When SAP launched the Autism at Work program in 2013, SAP Canada was chosen as one of a few countries to pilot this remarkable initiative.
SAP’s Autism at Work program is our commitment to hire 1% of our global workforce with individuals on the autism spectrum by 2020, which reflects the approximate occurrence of this disorder in the general population.
In Canada, we partnered with Specialisterne to hire 12 individuals in the program who are contributing to SAP in a myriad of ways including software development and technology legal compliance. In addition to the success stories of hiring individuals on the spectrum such as Matthew’s story, our focus has been on creating sustainable community impact. Whether it be challenging other employers to rethink their talent strategies or working with local organizations to introduce young adults and their families to the career opportunities that could exist for individuals on the autism spectrum.

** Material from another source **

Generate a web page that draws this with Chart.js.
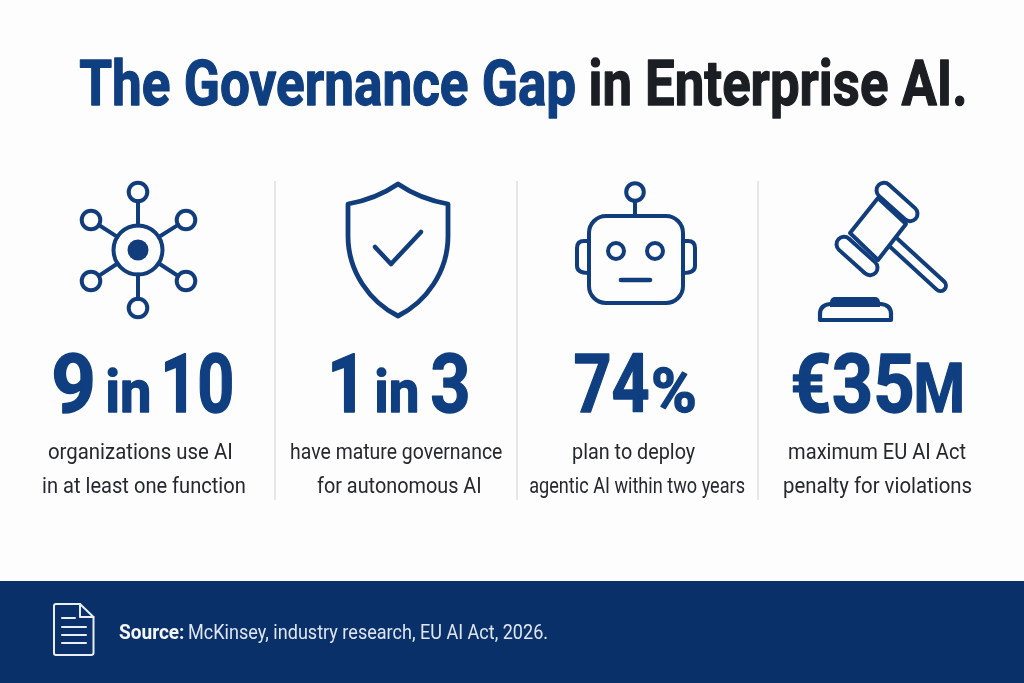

This led us to create a job sampling experience for young adults part of the EmploymentWorks Canada (EWC) program in partnership with the Pacific Autism Family Centre. Through this program, individuals on the autism spectrum gain exposure to different workplace settings and get hands-on practice to build new skills.
To walk through the doors of a technology company was a bit of a change of pace for the group who had spent the previous weeks visiting hotels, restaurants and even a ranch. They arrived at SAP, not knowing much about a technology company and what it was like behind the scenes, but quickly learnt about how SAP runs quietly in the background of their everyday lives.
The group was taken on a tour of SAP Vancouver’s 200,000 square foot office in the heart of downtown Vancouver. They learned about the many teams that work in the 1,200-person building including sales, software development, product support, HR, IT and more. The highlights of the tour, though, were seeing the office’s 24/7 gym, games room, and learning how to pay for food using a fingerprint in the office’s micro-market.
They then had the opportunity to play with some technology developed right in Vancouver. Participants got to experience the SAP Digital Boardroom and see how this next generation analytics tool is changing the way companies do business.
Lunch was an opportunity for EWC participants to meet some of our Autism at Work colleagues, learn about their roles and shared challenges as jobseekers. The group returned to SAP the following week for a workshop facilitated by the d-shop. To get warmed up, each participant built their own personalized Lego robot, inspired by the SAP Vancouver d-shop mascot, Lectron. With their creative juices flowing, the group tried their hand at an Arduino 101 workshop.
At SAP, we believe that differently-abled talent have unique contributions to make to the workplace. Diversity of all forms create stronger, more creative and more innovative teams. We’re glad to do our part to help give young people on the autism spectrum, and their families hope for their futures and unlock their curiosity to consider a career in technology.